En un extremo del prado situado detrás de la cabaña real se habían encendido los fuegos y se preparaba un gran banquete. Sobre altos trípodes bullían los calderos mientras se asaba la carne en espetones y, en un obrador formado por largos troncos, la cocineras elaboraban las salsas y colocaban en fuentes los diferentes alimentos. En aquellos tiempos remotos se consumían los productos propios de la zona, pues no era costumbre transportarlos desde lugares lejanos, como se hace ahora, ni existían los medios para ello; y así, la alimentación era saludable y sencilla y lo que distinguía la comida diaria de un banquete no era tanto la forma de condimentarla, como la variedad, la abundancia y, en especial, el consumo de carne.

Fue escueto Urbano Lacio en su crónica oral al hablar del banquete. Sin embargo, de sus palabras podemos aventurar que se sirvieron abundantes verduras aderezadas de las más variadas formas: aceitunas, nabos partidos en cuatro y aliñados con aceite, comino y eneldo, guiso de puerros, coles cocidas aderezadas con aceite y tallos de apio, huevos cocidos. Los quesos frescos se presentarían, unos con cilantro, tomillo, aceite y vinagre, y
otros mezclados con nueces picadas y miel. Las carnes eran de cerdo y cordero asados en espetones de los que se recogía la grasa en unos recipientes especiales para mezclarla luego con cilantro y bellotas picadas, mientras que los pollos se cocían en salsa con romero, eneldo, menta y miel y se acompañaban con tortas de harina y aceite al estilo de Lavinio en honor del novio.

Los súbditos de Amulio participaron del banquete en ese mismo prado, en tanto que los invitados ilustres lo hacían en la explanada que precedía a la entrada principal de la cabaña real. Apoyados en postes, habían colocado grandes toldos para dar sombra y protegerlos del calor. Así que Criseida se negó a autorizar que Rea Silvia comiera en el interior de la cabaña.

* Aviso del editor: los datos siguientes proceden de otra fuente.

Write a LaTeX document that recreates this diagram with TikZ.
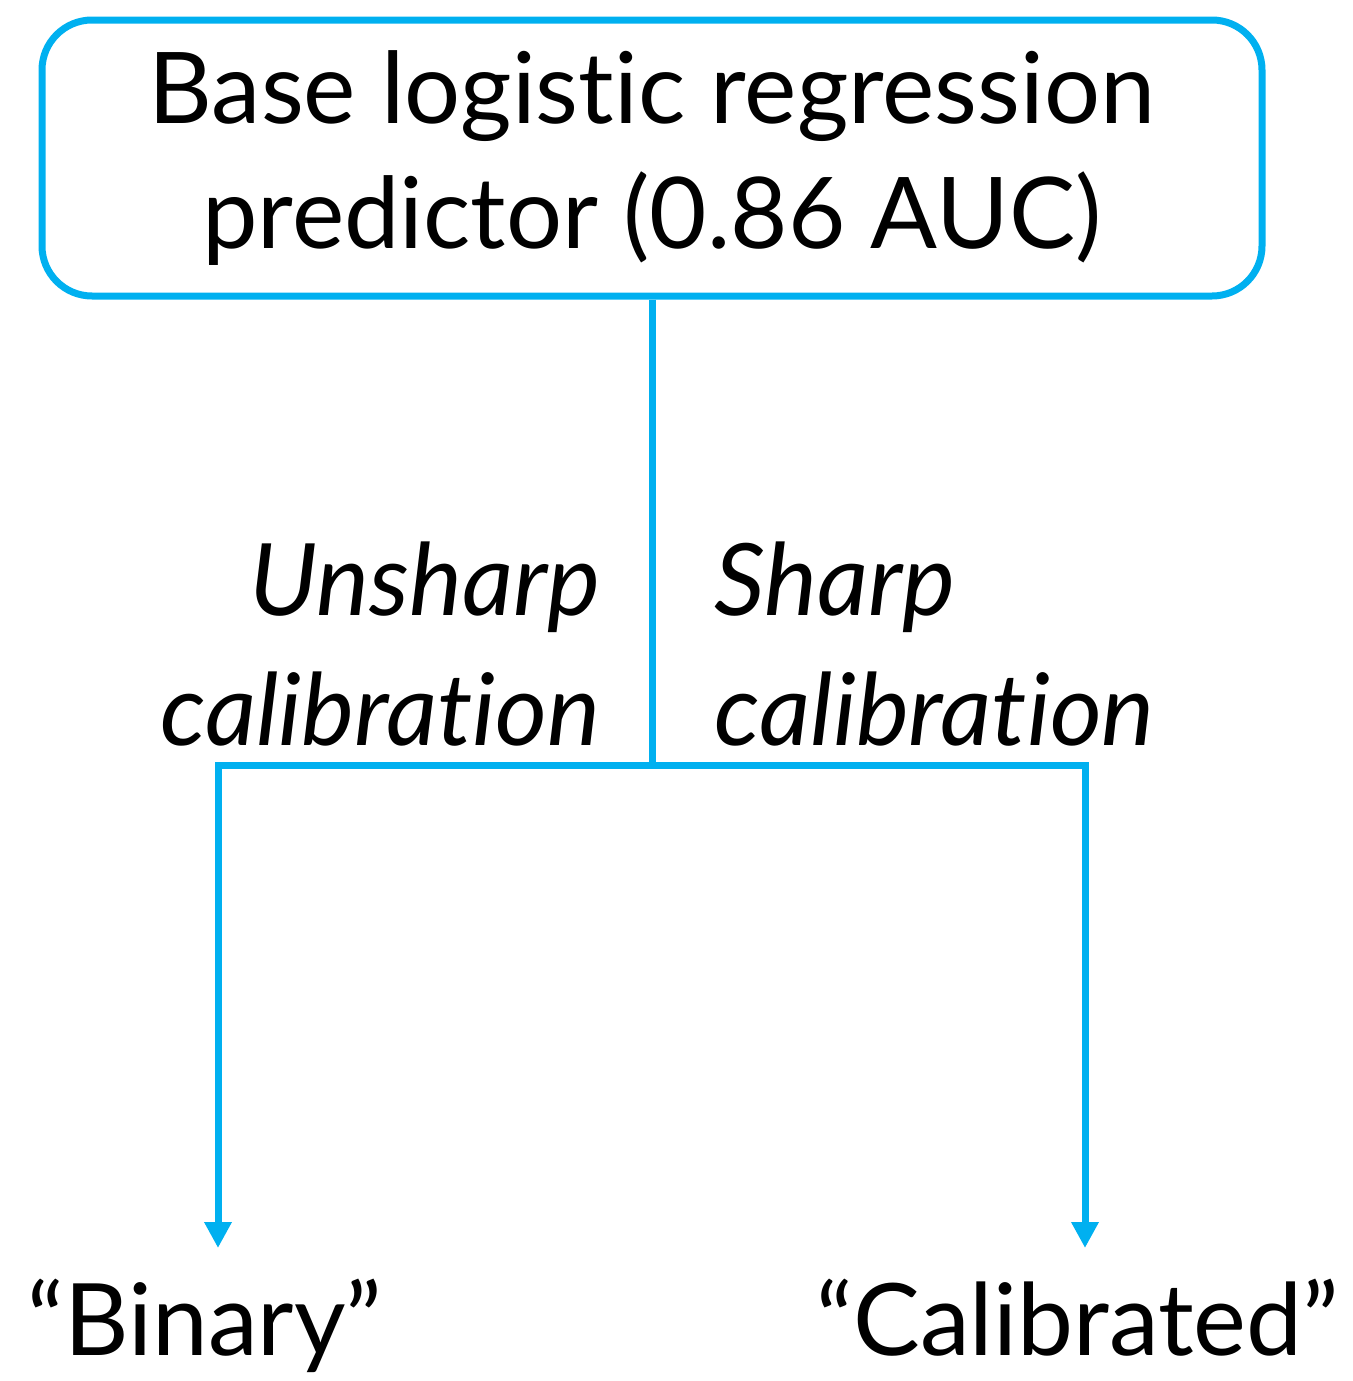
\documentclass[tikz,border=0pt]{standalone}
\usepackage{fontspec}
\setmainfont{Lato}[Ligatures=NoCommon]
\usetikzlibrary{arrows.meta,positioning}
\definecolor{skyblue}{RGB}{0,176,240}

\begin{document}
\begin{tikzpicture}[x=0.5pt,y=-0.5pt,line width=3.5pt,
  >={Triangle[width=13pt,length=13pt]},
  box/.style={draw=skyblue,rounded corners=25pt,minimum width=610pt,minimum height=138pt,
    align=center,font=\fontsize{49.5}{62.5}\selectfont},
  branch/.style={font=\fontsize{50}{65}\selectfont\itshape,inner sep=0pt},
  leaf/.style={font=\fontsize{50}{60}\selectfont,inner sep=0pt,anchor=north}]
  \useasboundingbox (0,0) rectangle (1353,1381);

  \node[box] (base) at (652,158) {Base logistic regression\\predictor (0.86 AUC)};
  \coordinate (split) at (652,765);
  \node[leaf] (binary) at (205,1276) {``Binary''};
  \node[leaf] (calib) at (1078,1276) {``Calibrated''};

  \node[branch,anchor=base east,align=right] (unsharp) at (604,745) {Unsharp\\calibration};
  \node[branch,anchor=base west,align=left] (sharp) at (711,745) {Sharp\\calibration};

  \draw[skyblue] (base.south) -- (split);
  \draw[skyblue,->] (split) -| ([xshift=6.5pt,yshift=14pt]binary.north);
  \draw[skyblue,->] (split) -| ([xshift=3.5pt,yshift=14pt]calib.north);
\end{tikzpicture}
\end{document}
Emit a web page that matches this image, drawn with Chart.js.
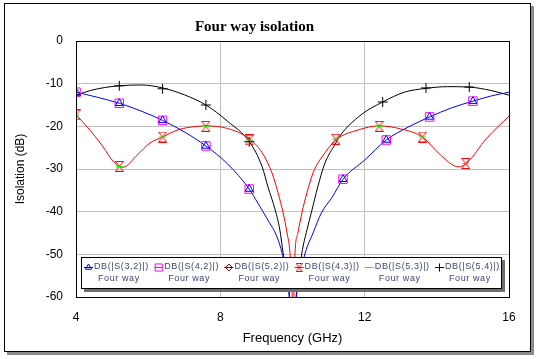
<!DOCTYPE html>
<html>
<head>
<meta charset="utf-8">
<script src="https://cdn.jsdelivr.net/npm/chart.js@4/dist/chart.umd.min.js"></script>
<style>
  html, body { margin: 0; padding: 0; background: #fff; }
  canvas { display: block; }
</style>
</head>
<body>
<canvas id="chart" width="538" height="359"></canvas>
<script>
"use strict";

// ---- values (GHz / dB) ----
const TITLE = "Four way isolation";
const X_TITLE = "Frequency (GHz)";
const Y_TITLE = "Isolation (dB)";
const LABELS = ["DB(|S(3,2)|)", "DB(|S(4,2)|)", "DB(|S(5,2)|)", "DB(|S(4,3)|)", "DB(|S(5,3)|)", "DB(|S(5,4)|)"];
const SUBLABEL = "Four way";

// S(3,2) – S(4,2) sits right under it
const S32_F  = [4.0, 4.6, 5.2, 5.8, 6.4, 7.0, 7.6, 8.2, 8.8, 9.04, 9.32, 9.57, 9.71, 9.85, 9.9, 10.0, 10.12, 10.22, 10.35, 10.57, 10.8, 11.1, 11.4, 12.0, 12.6, 13.2, 13.8, 14.4, 15.0, 15.5, 16.0];
const S32_DB = [-12.0, -13.2, -14.6, -16.4, -18.6, -21.3, -24.6, -28.8, -34.7, -38.0, -42.0, -45.9, -49.7, -55.5, -59, -75, -59, -54.5, -49.7, -45.0, -40.3, -36.6, -32.4, -27.9, -23.2, -20.2, -17.8, -15.7, -14.1, -12.9, -12.0];

// S(4,3) – S(5,2) and S(5,3) sit right under it
const S43_F  = [4.0, 4.39, 4.75, 5.02, 5.3, 5.7, 6.05, 6.4, 6.8, 7.16, 7.6, 8.2, 8.8, 9.16, 9.43, 9.6, 9.74, 9.85, 9.93, 9.99, 10.015, 10.04, 10.07, 10.15, 10.26, 10.4, 10.57, 10.9, 11.23, 11.8, 12.4, 13.0, 13.6, 14.1, 14.6, 14.83, 15.38, 16.0];
const S43_DB = [-17.3, -20.9, -24.8, -28.1, -29.6, -26.7, -23.9, -22.5, -20.9, -20.2, -19.9, -20.5, -22.9, -26.2, -30.9, -35.6, -40.3, -45.0, -49.7, -59, -75, -59, -49.7, -45.0, -40.3, -35.6, -30.9, -26.2, -23.0, -20.9, -19.9, -20.6, -22.5, -26.7, -29.5, -28.6, -22.8, -17.6];

// S(5,4)
const S54_F  = [4.0, 4.4, 4.8, 5.2, 5.8, 6.4, 7.0, 7.6, 8.2, 8.82, 9.16, 9.32, 9.52, 9.65, 9.74, 9.85, 9.92, 10.0, 10.1, 10.18, 10.26, 10.4, 10.54, 10.7, 10.9, 11.18, 11.3, 11.9, 12.5, 13.1, 13.7, 14.3, 14.9, 15.5, 16.0];
const S54_DB = [-12.7, -11.6, -10.9, -10.5, -10.3, -11.0, -12.6, -15.0, -18.8, -23.8, -29.5, -34.2, -39.6, -44.3, -49.7, -56, -60, -75, -60, -55, -49.7, -44.3, -39.6, -34.2, -28.6, -24.2, -22.4, -17.3, -14.3, -12.0, -11.1, -10.7, -10.8, -11.6, -12.7];

// marker positions
const MK32_F  = [4.0, 5.2, 6.4, 7.6, 8.8, 11.4, 12.6, 13.8, 15.0];
const MK32_DB = [-12.0, -14.6, -18.6, -24.6, -34.7, -32.4, -23.2, -17.8, -14.1];
const MK43_F  = [4.0, 5.2, 6.4, 7.6, 8.8, 11.2, 12.4, 13.6, 14.8];
const MK43_DB = [-17.3, -29.4, -22.5, -20.0, -23.2, -23.0, -20.0, -22.5, -28.7];
const MK54_F  = [4.0, 5.2, 6.4, 7.6, 8.8, 12.5, 13.7, 14.9];
const MK54_DB = [-12.7, -10.5, -11.2, -15.0, -23.6, -14.3, -11.0, -10.8];

const pts = (f, db) => f.map((x, i) => ({ x, y: db[i] }));

function hourglass(color, w, h) {
  const c = document.createElement("canvas");
  c.width = w; c.height = h;
  const g = c.getContext("2d");
  g.strokeStyle = color;
  g.lineWidth = 1;
  g.beginPath();
  g.moveTo(0.5, 0.5); g.lineTo(w - 0.5, 0.5); g.lineTo(0.5, h - 0.5); g.lineTo(w - 0.5, h - 0.5); g.closePath();
  g.stroke();
  return c;
}

const FONT = "'Liberation Sans', Arial, sans-serif";

// one entry per trace; traces that sit exactly under another one only show their markers
const SERIES = [
  { color: "#0000ff", line: [S32_F, S32_DB], mk: [MK32_F, MK32_DB], style: "triangle", r: 4.5, lr: 3.5, show: true,  lineOrder: 10, mkOrder: 4 },
  { color: "#ff00ff", line: [S32_F, S32_DB], mk: [MK32_F, MK32_DB], style: "rect", r: 6, lr: 5, show: false, lineOrder: 11, mkOrder: 5 },
  { color: "#800000", line: [S43_F, S43_DB], mk: [MK43_F, MK43_DB], style: "rectRot", r: 0, lr: 3.5, show: false, lineOrder: 13, mkOrder: 2 },
  { color: "#ff0000", line: [S43_F, S43_DB], mk: [MK43_F, MK43_DB], style: hourglass("#ff0000", 9, 11), lstyle: hourglass("#ff0000", 7, 9), r: 5, lr: 4, show: true, lineOrder: 12, mkOrder: 1 },
  { color: "#00ff00", line: [S43_F, S43_DB], mk: [MK43_F, MK43_DB], style: "line", r: 3.5, lr: 0, show: false, lineOrder: 14, mkOrder: 0 },
  { color: "#000000", line: [S54_F, S54_DB], mk: [MK54_F, MK54_DB], style: "cross", r: 5, lr: 4, show: true, lineOrder: 15, mkOrder: 3 },
];

const datasets = [];
SERIES.forEach((s, i) => {
  datasets.push({
    label: LABELS[i],
    data: pts(s.line[0], s.line[1]),
    showLine: s.show,
    borderColor: s.color,
    borderWidth: 1,
    pointRadius: 0,
    cubicInterpolationMode: "monotone",
    order: s.lineOrder,
  });
  datasets.push({
    label: LABELS[i] + " markers",
    data: pts(s.mk[0], s.mk[1]),
    showLine: false,
    pointStyle: s.style,
    pointRadius: s.r,
    borderColor: s.color,
    backgroundColor: "rgba(0,0,0,0)",
    borderWidth: 1,
    order: s.mkOrder,
  });
});

// white page, framed with a drop shadow
const framePlugin = {
  id: "frame",
  beforeDraw(chart) {
    const ctx = chart.ctx;
    ctx.save();
    ctx.fillStyle = "#fff";
    ctx.fillRect(0, 0, chart.width, chart.height);
    ctx.fillStyle = "#8c8c8c";
    ctx.fillRect(7, 6, 527, 349);
    ctx.fillStyle = "#fff";
    ctx.fillRect(4, 3, 527, 349);
    ctx.strokeStyle = "#000";
    ctx.lineWidth = 1;
    ctx.strokeRect(4.5, 3.5, 526, 348);
    ctx.restore();
  },
  afterDraw(chart) {
    const { ctx, chartArea: a } = chart;
    ctx.save();
    ctx.strokeStyle = "#000";
    ctx.lineWidth = 1;
    ctx.strokeRect(Math.round(a.left) + 0.5, Math.round(a.top) + 0.5, Math.round(a.right - a.left), Math.round(a.bottom - a.top));
    ctx.restore();
  },
};

// legend box inside the plot, bottom
const boxLegend = {
  id: "boxLegend",
  afterDatasetsDraw(chart) {
    const { ctx, chartArea: a } = chart;
    const x = Math.round(a.left) + 5, y = Math.round(a.bottom) - 40, w = 421, h = 32;
    ctx.save();
    ctx.fillStyle = "#6e6e6e";
    ctx.fillRect(x + 3, y + 3, w, h);
    ctx.fillStyle = "#fff";
    ctx.fillRect(x, y, w, h);
    ctx.strokeStyle = "#000";
    ctx.lineWidth = 1;
    ctx.strokeRect(x + 0.5, y + 0.5, w - 1, h - 1);

    ctx.font = "9px " + FONT;
    ctx.letterSpacing = "0.6px";
    ctx.textBaseline = "middle";
    SERIES.forEach((s, i) => {
      const x0 = x + 3 + i * 70.2;
      const yl = y + 10;
      ctx.strokeStyle = s.color;
      ctx.lineWidth = 1;
      ctx.beginPath();
      ctx.moveTo(x0, yl + 0.5);
      ctx.lineTo(x0 + 9, yl + 0.5);
      ctx.stroke();
      ctx.fillStyle = "rgba(0,0,0,0)";
      if (s.lr > 0) {
        Chart.helpers.drawPoint(ctx, { pointStyle: s.lstyle || s.style, radius: s.lr, rotation: 0, borderWidth: 1 }, x0 + 4.5, yl + 0.5);
      }
      ctx.fillStyle = "#3c4678";
      ctx.fillText(LABELS[i], x0 + 10, yl);
      ctx.fillText(SUBLABEL, x0 + 14, y + 21.5);
    });
    ctx.restore();
  },
};

new Chart(document.getElementById("chart"), {
  type: "line",
  data: { datasets },
  plugins: [framePlugin, boxLegend],
  options: {
    responsive: false,
    animation: false,
    events: [],
    layout: { padding: { left: 0, right: 29, top: 0, bottom: 0 } },
    plugins: {
      legend: { display: false },
      tooltip: { enabled: false },
      title: {
        display: true,
        text: TITLE,
        color: "#000",
        font: { family: "'Liberation Serif', 'Times New Roman', serif", size: 15, weight: "bold" },
        padding: { top: 18, bottom: 5 },
      },
    },
    scales: {
      x: {
        type: "linear",
        min: 4, max: 16,
        afterFit: (s) => { s.height = 62; },
        ticks: { stepSize: 4, color: "#000", font: { family: FONT, size: 12 }, padding: 13 },
        grid: { color: "#c0c0c0", drawTicks: false },
        border: { display: true, color: "#000" },
        title: { display: true, text: X_TITLE, color: "#000", font: { family: FONT, size: 13 }, padding: { bottom: 13 } },
      },
      y: {
        min: -60, max: 0,
        afterFit: (s) => { s.width = 76; },
        ticks: { stepSize: 10, color: "#000", font: { family: FONT, size: 12 }, padding: 13 },
        grid: { color: "#c0c0c0", drawTicks: false },
        border: { display: true, color: "#000" },
        title: { display: true, text: Y_TITLE, color: "#000", font: { family: FONT, size: 12 }, padding: { top: 13 } },
      },
    },
  },
});
</script>
</body>
</html>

- ¡No quiero que tu enfermedad te mantenga alejada de la fiesta, querida niña! – dijo con mucha autoridad –. Y mucho menos que alguien piense mal de tu tío o de mí. Aquí tienes una buena sombra. Siéntate y reposa mientras traen las viandas. Comer te reconfortará.
Aunque era muy peligroso exponerse durante tanto tiempo a la luz del día, Rea Silvia no tuvo más remedio que someterse a la voluntad de la reina. Se sentó en la parte más próxima a la cabaña, junto a sus compañeras vestales, y trató de mantenerse tranquila. El calor se había convertido para ella en un suplicio, pues la capa de pintura le impedía transpirar y se notaba sofocada.

“Ensartados en espetones/ giraban los corderos sobre las ardientes brasas./ Borboteaban los pucheros y perfumaban el aire las hierbas./ Las matronas envidiaban a la recién casada/ pues como soles brillaban los ojos de su esposo/ cuando la miraba”. Ese era, según Urbano Lacio, el ambiente que reinaba al mediodía en la boda de Anto y Nipace, felices mortales ellos, tocados por la gracia del amor. Nadie hubiera creído entonces que antes de caer la noche estallaría una tragedia.

NOTA: El banquete es una adaptación libre – y restrictiva, pensando en la antigüedad de esta historia – inspirado en recetas romanas del blog de Charo Marco, la inefable
cocinera Sofonisba de la reina Dido. ¡Y da la casualidad que en esta historia es la mismísima novia, la noble Anto prima de Rea Silvia!